* start Dataset content *
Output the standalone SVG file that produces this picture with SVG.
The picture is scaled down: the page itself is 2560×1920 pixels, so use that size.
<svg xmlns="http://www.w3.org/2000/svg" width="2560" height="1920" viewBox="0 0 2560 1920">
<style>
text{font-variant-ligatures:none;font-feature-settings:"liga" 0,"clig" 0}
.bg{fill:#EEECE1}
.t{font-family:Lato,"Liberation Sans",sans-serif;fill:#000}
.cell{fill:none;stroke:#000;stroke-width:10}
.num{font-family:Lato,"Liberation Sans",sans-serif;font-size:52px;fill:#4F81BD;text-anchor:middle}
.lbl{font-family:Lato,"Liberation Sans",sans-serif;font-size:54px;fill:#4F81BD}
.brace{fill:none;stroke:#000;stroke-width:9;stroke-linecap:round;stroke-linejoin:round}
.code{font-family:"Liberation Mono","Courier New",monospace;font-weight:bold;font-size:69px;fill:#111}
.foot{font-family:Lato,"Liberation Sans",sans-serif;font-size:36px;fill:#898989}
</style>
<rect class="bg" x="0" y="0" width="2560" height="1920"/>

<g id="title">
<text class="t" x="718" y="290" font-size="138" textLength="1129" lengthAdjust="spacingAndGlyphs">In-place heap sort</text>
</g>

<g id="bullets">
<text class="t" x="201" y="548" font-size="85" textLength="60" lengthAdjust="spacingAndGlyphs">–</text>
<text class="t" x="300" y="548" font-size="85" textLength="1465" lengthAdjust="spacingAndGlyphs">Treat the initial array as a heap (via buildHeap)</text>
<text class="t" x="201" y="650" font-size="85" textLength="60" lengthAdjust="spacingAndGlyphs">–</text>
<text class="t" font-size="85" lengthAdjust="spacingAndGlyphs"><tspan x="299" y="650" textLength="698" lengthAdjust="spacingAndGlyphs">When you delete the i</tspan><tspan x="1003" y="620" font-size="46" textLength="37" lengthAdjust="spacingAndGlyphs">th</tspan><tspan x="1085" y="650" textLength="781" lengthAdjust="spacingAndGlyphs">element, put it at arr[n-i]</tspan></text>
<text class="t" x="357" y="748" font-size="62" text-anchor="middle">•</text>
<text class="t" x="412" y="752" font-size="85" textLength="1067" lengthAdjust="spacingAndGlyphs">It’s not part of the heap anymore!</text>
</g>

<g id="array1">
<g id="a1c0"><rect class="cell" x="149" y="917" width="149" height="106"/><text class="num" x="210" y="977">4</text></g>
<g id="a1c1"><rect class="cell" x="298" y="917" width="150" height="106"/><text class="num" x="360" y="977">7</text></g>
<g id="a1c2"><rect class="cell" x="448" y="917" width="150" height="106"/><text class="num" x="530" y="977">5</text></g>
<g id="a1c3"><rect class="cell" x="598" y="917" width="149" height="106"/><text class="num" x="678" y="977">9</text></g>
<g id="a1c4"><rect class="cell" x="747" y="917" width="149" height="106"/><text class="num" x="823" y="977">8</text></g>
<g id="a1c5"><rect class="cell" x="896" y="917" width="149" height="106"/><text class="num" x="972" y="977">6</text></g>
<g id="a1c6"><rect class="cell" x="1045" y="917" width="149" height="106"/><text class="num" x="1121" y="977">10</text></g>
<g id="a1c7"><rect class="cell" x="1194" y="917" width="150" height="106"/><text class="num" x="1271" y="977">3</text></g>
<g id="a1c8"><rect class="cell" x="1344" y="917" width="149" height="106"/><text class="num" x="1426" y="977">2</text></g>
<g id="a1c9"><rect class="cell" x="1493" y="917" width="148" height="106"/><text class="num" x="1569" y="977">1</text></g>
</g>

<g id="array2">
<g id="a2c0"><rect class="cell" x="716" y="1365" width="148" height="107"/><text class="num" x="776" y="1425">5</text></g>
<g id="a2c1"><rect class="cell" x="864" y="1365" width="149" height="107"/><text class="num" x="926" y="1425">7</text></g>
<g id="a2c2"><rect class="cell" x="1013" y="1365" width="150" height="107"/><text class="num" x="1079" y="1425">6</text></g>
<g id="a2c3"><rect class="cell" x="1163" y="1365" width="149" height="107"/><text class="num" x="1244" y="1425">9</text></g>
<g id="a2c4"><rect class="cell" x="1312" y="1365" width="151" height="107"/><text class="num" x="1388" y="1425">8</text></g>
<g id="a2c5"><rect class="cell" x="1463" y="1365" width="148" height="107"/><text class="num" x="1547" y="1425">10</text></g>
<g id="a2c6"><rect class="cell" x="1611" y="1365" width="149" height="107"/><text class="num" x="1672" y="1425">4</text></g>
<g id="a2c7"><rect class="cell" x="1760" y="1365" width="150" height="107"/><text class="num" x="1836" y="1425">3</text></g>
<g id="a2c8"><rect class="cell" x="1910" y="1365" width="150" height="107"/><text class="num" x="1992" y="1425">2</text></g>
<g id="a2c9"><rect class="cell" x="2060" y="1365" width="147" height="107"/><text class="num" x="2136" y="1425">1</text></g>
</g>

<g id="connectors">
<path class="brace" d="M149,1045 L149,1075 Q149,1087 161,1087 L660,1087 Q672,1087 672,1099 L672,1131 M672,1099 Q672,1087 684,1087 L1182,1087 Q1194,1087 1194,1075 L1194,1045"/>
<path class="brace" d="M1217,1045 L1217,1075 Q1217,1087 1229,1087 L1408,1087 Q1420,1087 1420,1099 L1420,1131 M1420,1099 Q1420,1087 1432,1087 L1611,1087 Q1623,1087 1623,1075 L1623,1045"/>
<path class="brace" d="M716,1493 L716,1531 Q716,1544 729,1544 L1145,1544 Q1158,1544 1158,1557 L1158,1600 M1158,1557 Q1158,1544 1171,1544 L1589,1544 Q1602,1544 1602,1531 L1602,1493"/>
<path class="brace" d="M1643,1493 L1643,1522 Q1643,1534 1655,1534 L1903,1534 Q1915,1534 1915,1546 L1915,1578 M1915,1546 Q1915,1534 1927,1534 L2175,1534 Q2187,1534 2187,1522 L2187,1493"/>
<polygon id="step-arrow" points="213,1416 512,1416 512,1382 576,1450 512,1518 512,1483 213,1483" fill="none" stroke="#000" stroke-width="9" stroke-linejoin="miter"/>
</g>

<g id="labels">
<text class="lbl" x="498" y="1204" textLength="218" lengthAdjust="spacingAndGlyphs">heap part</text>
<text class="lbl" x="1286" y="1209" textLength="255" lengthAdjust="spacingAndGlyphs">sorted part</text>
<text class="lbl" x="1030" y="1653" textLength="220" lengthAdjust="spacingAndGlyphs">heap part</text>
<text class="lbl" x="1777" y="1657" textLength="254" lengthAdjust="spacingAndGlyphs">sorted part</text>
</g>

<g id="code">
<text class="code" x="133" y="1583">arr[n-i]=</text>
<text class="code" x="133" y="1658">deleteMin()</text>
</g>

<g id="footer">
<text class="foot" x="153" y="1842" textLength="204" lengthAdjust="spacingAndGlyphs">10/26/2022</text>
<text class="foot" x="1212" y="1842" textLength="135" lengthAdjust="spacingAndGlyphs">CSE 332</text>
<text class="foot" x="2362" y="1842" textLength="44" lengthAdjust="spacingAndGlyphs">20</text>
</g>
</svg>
* end Dataset content *
Aim of the task:
Quote the listing in full, please, keeping every line exact.

Problem solution:
Output the standalone SVG file that produces this picture with SVG.
The picture is scaled down: the page itself is 2560×1920 pixels, so use that size.
<svg xmlns="http://www.w3.org/2000/svg" width="2560" height="1920" viewBox="0 0 2560 1920">
<style>
text{font-variant-ligatures:none;font-feature-settings:"liga" 0,"clig" 0}
.bg{fill:#EEECE1}
.t{font-family:Lato,"Liberation Sans",sans-serif;fill:#000}
.cell{fill:none;stroke:#000;stroke-width:10}
.num{font-family:Lato,"Liberation Sans",sans-serif;font-size:52px;fill:#4F81BD;text-anchor:middle}
.lbl{font-family:Lato,"Liberation Sans",sans-serif;font-size:54px;fill:#4F81BD}
.brace{fill:none;stroke:#000;stroke-width:9;stroke-linecap:round;stroke-linejoin:round}
.code{font-family:"Liberation Mono","Courier New",monospace;font-weight:bold;font-size:69px;fill:#111}
.foot{font-family:Lato,"Liberation Sans",sans-serif;font-size:36px;fill:#898989}
</style>
<rect class="bg" x="0" y="0" width="2560" height="1920"/>

<g id="title">
<text class="t" x="718" y="290" font-size="138" textLength="1129" lengthAdjust="spacingAndGlyphs">In-place heap sort</text>
</g>

<g id="bullets">
<text class="t" x="201" y="548" font-size="85" textLength="60" lengthAdjust="spacingAndGlyphs">–</text>
<text class="t" x="300" y="548" font-size="85" textLength="1465" lengthAdjust="spacingAndGlyphs">Treat the initial array as a heap (via buildHeap)</text>
<text class="t" x="201" y="650" font-size="85" textLength="60" lengthAdjust="spacingAndGlyphs">–</text>
<text class="t" font-size="85" lengthAdjust="spacingAndGlyphs"><tspan x="299" y="650" textLength="698" lengthAdjust="spacingAndGlyphs">When you delete the i</tspan><tspan x="1003" y="620" font-size="46" textLength="37" lengthAdjust="spacingAndGlyphs">th</tspan><tspan x="1085" y="650" textLength="781" lengthAdjust="spacingAndGlyphs">element, put it at arr[n-i]</tspan></text>
<text class="t" x="357" y="748" font-size="62" text-anchor="middle">•</text>
<text class="t" x="412" y="752" font-size="85" textLength="1067" lengthAdjust="spacingAndGlyphs">It’s not part of the heap anymore!</text>
</g>

<g id="array1">
<g id="a1c0"><rect class="cell" x="149" y="917" width="149" height="106"/><text class="num" x="210" y="977">4</text></g>
<g id="a1c1"><rect class="cell" x="298" y="917" width="150" height="106"/><text class="num" x="360" y="977">7</text></g>
<g id="a1c2"><rect class="cell" x="448" y="917" width="150" height="106"/><text class="num" x="530" y="977">5</text></g>
<g id="a1c3"><rect class="cell" x="598" y="917" width="149" height="106"/><text class="num" x="678" y="977">9</text></g>
<g id="a1c4"><rect class="cell" x="747" y="917" width="149" height="106"/><text class="num" x="823" y="977">8</text></g>
<g id="a1c5"><rect class="cell" x="896" y="917" width="149" height="106"/><text class="num" x="972" y="977">6</text></g>
<g id="a1c6"><rect class="cell" x="1045" y="917" width="149" height="106"/><text class="num" x="1121" y="977">10</text></g>
<g id="a1c7"><rect class="cell" x="1194" y="917" width="150" height="106"/><text class="num" x="1271" y="977">3</text></g>
<g id="a1c8"><rect class="cell" x="1344" y="917" width="149" height="106"/><text class="num" x="1426" y="977">2</text></g>
<g id="a1c9"><rect class="cell" x="1493" y="917" width="148" height="106"/><text class="num" x="1569" y="977">1</text></g>
</g>

<g id="array2">
<g id="a2c0"><rect class="cell" x="716" y="1365" width="148" height="107"/><text class="num" x="776" y="1425">5</text></g>
<g id="a2c1"><rect class="cell" x="864" y="1365" width="149" height="107"/><text class="num" x="926" y="1425">7</text></g>
<g id="a2c2"><rect class="cell" x="1013" y="1365" width="150" height="107"/><text class="num" x="1079" y="1425">6</text></g>
<g id="a2c3"><rect class="cell" x="1163" y="1365" width="149" height="107"/><text class="num" x="1244" y="1425">9</text></g>
<g id="a2c4"><rect class="cell" x="1312" y="1365" width="151" height="107"/><text class="num" x="1388" y="1425">8</text></g>
<g id="a2c5"><rect class="cell" x="1463" y="1365" width="148" height="107"/><text class="num" x="1547" y="1425">10</text></g>
<g id="a2c6"><rect class="cell" x="1611" y="1365" width="149" height="107"/><text class="num" x="1672" y="1425">4</text></g>
<g id="a2c7"><rect class="cell" x="1760" y="1365" width="150" height="107"/><text class="num" x="1836" y="1425">3</text></g>
<g id="a2c8"><rect class="cell" x="1910" y="1365" width="150" height="107"/><text class="num" x="1992" y="1425">2</text></g>
<g id="a2c9"><rect class="cell" x="2060" y="1365" width="147" height="107"/><text class="num" x="2136" y="1425">1</text></g>
</g>

<g id="connectors">
<path class="brace" d="M149,1045 L149,1075 Q149,1087 161,1087 L660,1087 Q672,1087 672,1099 L672,1131 M672,1099 Q672,1087 684,1087 L1182,1087 Q1194,1087 1194,1075 L1194,1045"/>
<path class="brace" d="M1217,1045 L1217,1075 Q1217,1087 1229,1087 L1408,1087 Q1420,1087 1420,1099 L1420,1131 M1420,1099 Q1420,1087 1432,1087 L1611,1087 Q1623,1087 1623,1075 L1623,1045"/>
<path class="brace" d="M716,1493 L716,1531 Q716,1544 729,1544 L1145,1544 Q1158,1544 1158,1557 L1158,1600 M1158,1557 Q1158,1544 1171,1544 L1589,1544 Q1602,1544 1602,1531 L1602,1493"/>
<path class="brace" d="M1643,1493 L1643,1522 Q1643,1534 1655,1534 L1903,1534 Q1915,1534 1915,1546 L1915,1578 M1915,1546 Q1915,1534 1927,1534 L2175,1534 Q2187,1534 2187,1522 L2187,1493"/>
<polygon id="step-arrow" points="213,1416 512,1416 512,1382 576,1450 512,1518 512,1483 213,1483" fill="none" stroke="#000" stroke-width="9" stroke-linejoin="miter"/>
</g>

<g id="labels">
<text class="lbl" x="498" y="1204" textLength="218" lengthAdjust="spacingAndGlyphs">heap part</text>
<text class="lbl" x="1286" y="1209" textLength="255" lengthAdjust="spacingAndGlyphs">sorted part</text>
<text class="lbl" x="1030" y="1653" textLength="220" lengthAdjust="spacingAndGlyphs">heap part</text>
<text class="lbl" x="1777" y="1657" textLength="254" lengthAdjust="spacingAndGlyphs">sorted part</text>
</g>

<g id="code">
<text class="code" x="133" y="1583">arr[n-i]=</text>
<text class="code" x="133" y="1658">deleteMin()</text>
</g>

<g id="footer">
<text class="foot" x="153" y="1842" textLength="204" lengthAdjust="spacingAndGlyphs">10/26/2022</text>
<text class="foot" x="1212" y="1842" textLength="135" lengthAdjust="spacingAndGlyphs">CSE 332</text>
<text class="foot" x="2362" y="1842" textLength="44" lengthAdjust="spacingAndGlyphs">20</text>
</g>
</svg>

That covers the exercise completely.